In East Asia and Southeast Asia, temazepam and nimetazepam are often heavily controlled and restricted. In certain countries, triazolam, flunitrazepam, flutoprazepam and midazolam are also restricted or controlled to certain degrees. In Hong Kong, all benzodiazepines are regulated under Schedule 1 of Hong Kong's Chapter 134 Dangerous Drugs Ordinance. Previously only brotizolam, flunitrazepam and triazolam were classed as dangerous drugs.

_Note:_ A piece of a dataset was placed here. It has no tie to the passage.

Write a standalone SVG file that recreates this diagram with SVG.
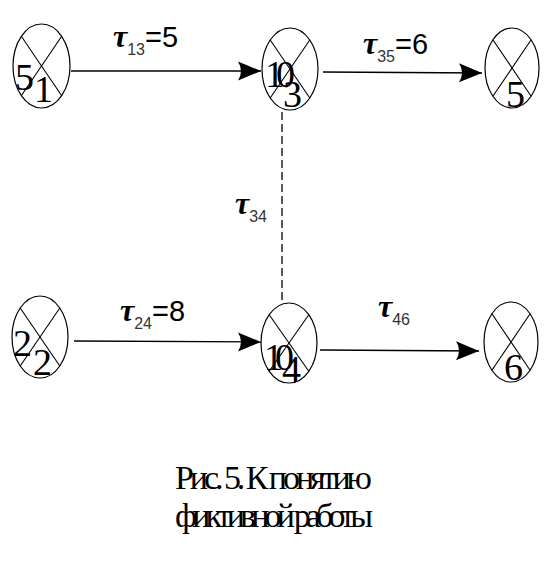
<svg xmlns="http://www.w3.org/2000/svg" width="544" height="576" viewBox="0 0 544 576">
<style>
.node ellipse{fill:#fff;stroke:#000;stroke-width:1.2}
.node line{stroke:#000;stroke-width:1.1}
.num{font-family:"Liberation Serif",serif;font-size:38px;fill:#000}
.tau{font-family:"Liberation Serif",serif;font-style:italic;font-weight:bold;font-size:32px;fill:#000}
.sub{font-family:"Liberation Sans",sans-serif;font-size:16px;fill:#333}
.eq{font-family:"Liberation Sans",sans-serif;font-size:29px;fill:#000}
.arc{stroke:#000;stroke-width:1.3;fill:none}
.cap{font-family:"Liberation Serif",serif;font-size:34px;fill:#000}
</style>
<defs>
<marker id="ah" markerUnits="userSpaceOnUse" markerWidth="30" markerHeight="24" viewBox="-24 -12 26 24" refX="0" refY="0" orient="auto">
<path d="M0,0 L-23,-9.5 Q-17,0 -23,9.5 Z" fill="#000"/>
</marker>
</defs>
<rect width="544" height="576" fill="#fff"/>
<g id="connectors">
<line class="arc" x1="71" y1="71" x2="261" y2="71" marker-end="url(#ah)"/>
<line class="arc" x1="323" y1="72" x2="482" y2="73" marker-end="url(#ah)"/>
<line class="arc" x1="74" y1="341" x2="261" y2="342" marker-end="url(#ah)"/>
<line class="arc" x1="320" y1="350" x2="479" y2="351" marker-end="url(#ah)"/>
<line class="arc" x1="282" y1="112" x2="282" y2="303" stroke-dasharray="8,4" stroke-width="1"/>
<text x="113" y="47"><tspan class="tau">τ</tspan><tspan class="sub" dy="8">13</tspan><tspan class="eq" dy="-8">=5</tspan></text>
<text x="363" y="54"><tspan class="tau">τ</tspan><tspan class="sub" dy="8">35</tspan><tspan class="eq" dy="-8">=6</tspan></text>
<text x="120" y="321"><tspan class="tau">τ</tspan><tspan class="sub" dy="8">24</tspan><tspan class="eq" dy="-8">=8</tspan></text>
<text x="378" y="317"><tspan class="tau">τ</tspan><tspan class="sub" dy="8">46</tspan></text>
<text x="235" y="214"><tspan class="tau">τ</tspan><tspan class="sub" dy="8">34</tspan></text>
</g>
<g id="node1" class="node">
<ellipse cx="41.5" cy="66" rx="28.5" ry="42"/>
<line x1="21.3" y1="36.3" x2="61.7" y2="95.7"/><line x1="61.7" y1="36.3" x2="21.3" y2="95.7"/>
<text class="num" x="15" y="90">5</text><text class="num" x="34" y="102">1</text>
</g>
<g id="node3" class="node">
<ellipse cx="290" cy="69" rx="28" ry="41"/>
<line x1="270.2" y1="40" x2="309.8" y2="98"/><line x1="309.8" y1="40" x2="270.2" y2="98"/>
<text class="num" x="265" y="87" letter-spacing="-8">10</text><text class="num" x="283" y="107">3</text>
</g>
<g id="node5" class="node">
<ellipse cx="512" cy="68" rx="27" ry="40"/>
<line x1="492.9" y1="39.7" x2="531.1" y2="96.3"/><line x1="531.1" y1="39.7" x2="492.9" y2="96.3"/>
<text class="num" x="506" y="107">5</text>
</g>
<g id="node2" class="node">
<ellipse cx="40" cy="337" rx="28" ry="41"/>
<line x1="20.2" y1="308" x2="59.8" y2="366"/><line x1="59.8" y1="308" x2="20.2" y2="366"/>
<text class="num" x="13" y="356">2</text><text class="num" x="33" y="375">2</text>
</g>
<g id="node4" class="node">
<ellipse cx="289" cy="343" rx="28" ry="40"/>
<line x1="269.2" y1="314.7" x2="308.8" y2="371.3"/><line x1="308.8" y1="314.7" x2="269.2" y2="371.3"/>
<text class="num" x="264" y="370" letter-spacing="-8">10</text><text class="num" x="282" y="382">4</text>
</g>
<g id="node6" class="node">
<ellipse cx="511" cy="342" rx="27" ry="40"/>
<line x1="491.9" y1="313.7" x2="530.1" y2="370.3"/><line x1="530.1" y1="313.7" x2="491.9" y2="370.3"/>
<text class="num" x="504" y="380">6</text>
</g>
<text class="cap" x="175" y="489" textLength="197" lengthAdjust="spacing">Рис. 5. К понятию</text>
<text class="cap" x="175" y="527" textLength="198" lengthAdjust="spacing">фиктивной работы</text>
</svg>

British law requires that temazepam (but not midazolam) be
stored in safe custody. Safe custody requirements ensures that
pharmacists and doctors holding stock of temazepam must store it in
securely fixed double-locked steel safety cabinets and maintain a
written register, which must be bound and contain separate entries for
temazepam and must be written in ink with no use of correction fluid
(although a written register is not required for temazepam in the United
Kingdom). Disposal of expired stock must be witnessed by a designated
inspector (either a local drug-enforcement police officer or official
from health authority).Benzodiazepine use ranges from occasional binges on large doses, to chronic and compulsive drug use of high doses.

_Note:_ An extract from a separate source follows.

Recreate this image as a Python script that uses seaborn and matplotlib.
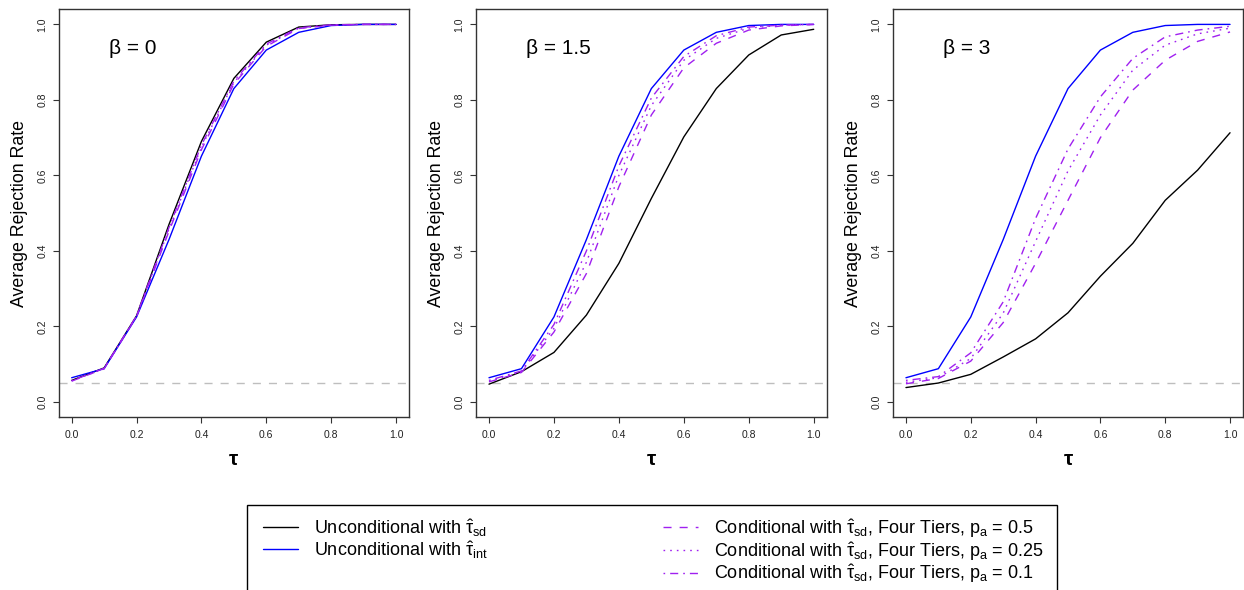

Benzodiazepines are commonly used recreationally by poly-drug users. Mortality is higher among poly-drug users that also use benzodiazepines. Heavy alcohol use also increases mortality among poly-drug users.

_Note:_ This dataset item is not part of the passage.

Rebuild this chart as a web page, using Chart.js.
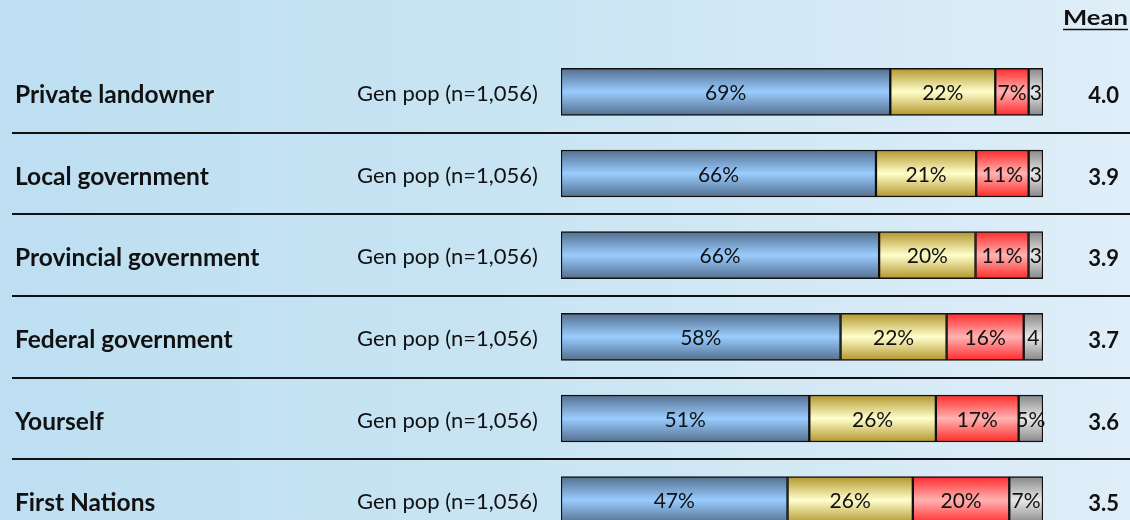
<!DOCTYPE html>
<html>
<head>
<meta charset="utf-8">
<script src="https://cdn.jsdelivr.net/npm/chart.js@4.4.0/dist/chart.umd.min.js"></script>
<style>
    html, body {
        margin: 0;
        padding: 0;
        width: 1130px;
        height: 520px;
        overflow: hidden;
        background: linear-gradient(to right, #bddff1 0%, #c8e4f3 45%, #dfeef8 100%);
    }
    #wrap {
        position: relative;
        width: 1130px;
        height: 545px;
    }
</style>
</head>
<body>
<div id="wrap"><canvas id="chart"></canvas></div>
<script>
// values
var categories = ['Private landowner', 'Local government', 'Provincial government', 'Federal government', 'Yourself', 'First Nations'];
var sampleLabel = 'Gen pop (n=1,056)';
var means = ['4.0', '3.9', '3.9', '3.7', '3.6', '3.5'];

var blueVals = [69, 66, 66, 58, 51, 47];
var yellowVals = [22, 21, 20, 22, 26, 26];
var redVals = [7, 11, 11, 16, 17, 20];
var greyVals = [3, 3, 3, 4, 5, 7];

var blueText = ['69%', '66%', '66%', '58%', '51%', '47%'];
var yellowText = ['22%', '21%', '20%', '22%', '26%', '26%'];
var redText = ['7%', '11%', '11%', '16%', '17%', '20%'];
var greyText = ['3', '3', '3', '4', '5%', '7%'];

var FONT = 'Lato, "Open Sans", sans-serif';
var BAR_H = 47;

// each row is drawn as a full 100% bar
function rowTotal(i) {
    return blueVals[i] + yellowVals[i] + redVals[i] + greyVals[i];
}
function share(arr) {
    return arr.map(function (v, i) { return v / rowTotal(i) * 100; });
}

function gradFill(edge, mid) {
    return function (context) {
        var chart = context.chart;
        if (!chart.chartArea || !chart.scales.y) return mid;
        var yc = chart.scales.y.getPixelForValue(context.dataIndex);
        var g = chart.ctx.createLinearGradient(0, yc - BAR_H / 2, 0, yc + BAR_H / 2);
        g.addColorStop(0, edge);
        g.addColorStop(0.5, mid);
        g.addColorStop(1, edge);
        return g;
    };
}

var segText = [blueText, yellowText, redText, greyText];

var rowDecor = {
    id: 'rowDecor',
    afterDatasetsDraw: function (chart) {
        var ctx = chart.ctx;
        var y = chart.scales.y;
        ctx.save();

        // separators between rows
        ctx.strokeStyle = '#111';
        ctx.lineWidth = 2;
        for (var i = 0; i < categories.length - 1; i++) {
            var ly = Math.round((y.getPixelForValue(i) + y.getPixelForValue(i + 1)) / 2);
            ctx.beginPath();
            ctx.moveTo(12, ly);
            ctx.lineTo(1130, ly);
            ctx.stroke();
        }

        ctx.textBaseline = 'alphabetic';
        ctx.fillStyle = '#111';
        categories.forEach(function (name, i) {
            var yc = y.getPixelForValue(i);
            ctx.font = 'bold 24.5px ' + FONT;
            ctx.textAlign = 'left';
            ctx.fillText(name, 15, yc + 11);

            ctx.font = '22px ' + FONT;
            ctx.fillText(sampleLabel, 357, yc + 9);

            ctx.font = 'bold 22px ' + FONT;
            ctx.textAlign = 'right';
            ctx.fillText(means[i], 1119, yc + 11);
        });

        // segment labels
        ctx.font = '21px ' + FONT;
        ctx.textAlign = 'center';
        chart.data.datasets.forEach(function (ds, d) {
            var meta = chart.getDatasetMeta(d);
            meta.data.forEach(function (bar, i) {
                var c = bar.getCenterPoint();
                ctx.fillText(segText[d][i], c.x, c.y + 8);
            });
        });

        // header, a little wider than the font draws it
        ctx.font = 'bold 21px ' + FONT;
        ctx.textAlign = 'left';
        var w = ctx.measureText('Mean').width;
        var sx = 65 / w;
        ctx.save();
        ctx.translate(1063, 25);
        ctx.scale(sx, 1);
        ctx.fillText('Mean', 0, 0);
        ctx.restore();
        ctx.lineWidth = 1.5;
        ctx.beginPath();
        ctx.moveTo(1063, 29.5);
        ctx.lineTo(1128, 29.5);
        ctx.stroke();

        ctx.restore();
    }
};

var ctx = document.getElementById('chart').getContext('2d');
new Chart(ctx, {
    type: 'bar',
    data: {
        labels: categories,
        datasets: [
            { data: share(blueVals), backgroundColor: gradFill('#546f8e', '#99ccff') },
            { data: share(yellowVals), backgroundColor: gradFill('#b3962c', '#ffffcc') },
            { data: share(redVals), backgroundColor: gradFill('#ff2a2a', '#ffb3b3') },
            { data: share(greyVals), backgroundColor: gradFill('#878787', '#e8e8e8') }
        ]
    },
    options: {
        indexAxis: 'y',
        responsive: true,
        maintainAspectRatio: false,
        animation: false,
        layout: {
            padding: { left: 561, right: 87, top: 51, bottom: 4 }
        },
        datasets: {
            bar: {
                barThickness: BAR_H,
                borderColor: '#111',
                borderWidth: 1.5,
                borderSkipped: false
            }
        },
        scales: {
            x: { stacked: true, min: 0, max: 100, display: false },
            y: { stacked: true, display: false }
        },
        plugins: {
            legend: { display: false },
            tooltip: { enabled: false }
        }
    },
    plugins: [rowDecor]
});
</script>
</body>
</html>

Polydrug use involving benzodiazepines and alcohol can result in an
increased risk of blackouts, risk-taking behaviours, seizures, and
overdose.
Dependence and tolerance, often coupled with dosage escalation, to
benzodiazepines can develop rapidly among people who misuse drugs;
withdrawal syndrome may appear after as little as three weeks of
continuous use. Long-term use has the potential to cause both physical
and psychological dependence and severe withdrawal symptoms such as
depression, anxiety (often to the point of panic attacks), and agoraphobia. Benzodiazepines and, in particular, temazepam
are sometimes used intravenously, which, if done incorrectly or in an
unsterile manner, can lead to medical complications including abscesses, cellulitis, thrombophlebitis, arterial puncture, deep vein thrombosis, and gangrene. Sharing syringes and needles for this purpose also brings up the possibility of transmission of hepatitis, HIV, and other diseases. Benzodiazepines are also misused intranasally,
which may have additional health consequences. Once benzodiazepine
dependence has been established, a clinician usually converts the
patient to an equivalent dose of diazepam before beginning a gradual
reduction program.
A 1999–2005 Australian police survey of detainees reported
preliminary findings that self-reported users of benzodiazepines were
less likely than non-user detainees to work full-time and more likely to
receive government benefits, use methamphetamine or heroin, and be
arrested or imprisoned. Benzodiazepines are sometimes used for criminal purposes; they serve to incapacitate a victim in cases of drug assisted rape or robbery.
Overall, anecdotal evidence suggests that temazepam may be the most psychologically habit-forming (addictive)
benzodiazepine. Non-medical temazepam use reached epidemic proportions
in some parts of the world, in particular, in Europe and Australia, and
is a major addictive substance in many Southeast Asian countries. This
led authorities of various countries to place temazepam under a more
restrictive legal status. Some countries, such as Sweden, banned the
drug outright.
Temazepam also has certain pharmacokinetic properties of absorption,
distribution, elimination, and clearance that make it more apt to
non-medical use compared to many other benzodiazepines.
Veterinary use
Benzodiazepines are used in veterinary practice in the treatment of various disorders and conditions. As in humans, they are used in the first-line management of seizures, status epilepticus, and tetanus, and as maintenance therapy in epilepsy (in particular, in cats).
They are widely used in small and large animals (including horses,
swine, cattle and exotic and wild animals) for their anxiolytic and
sedative effects, as pre-medication before surgery, for induction of anesthesia and as adjuncts to anesthesia.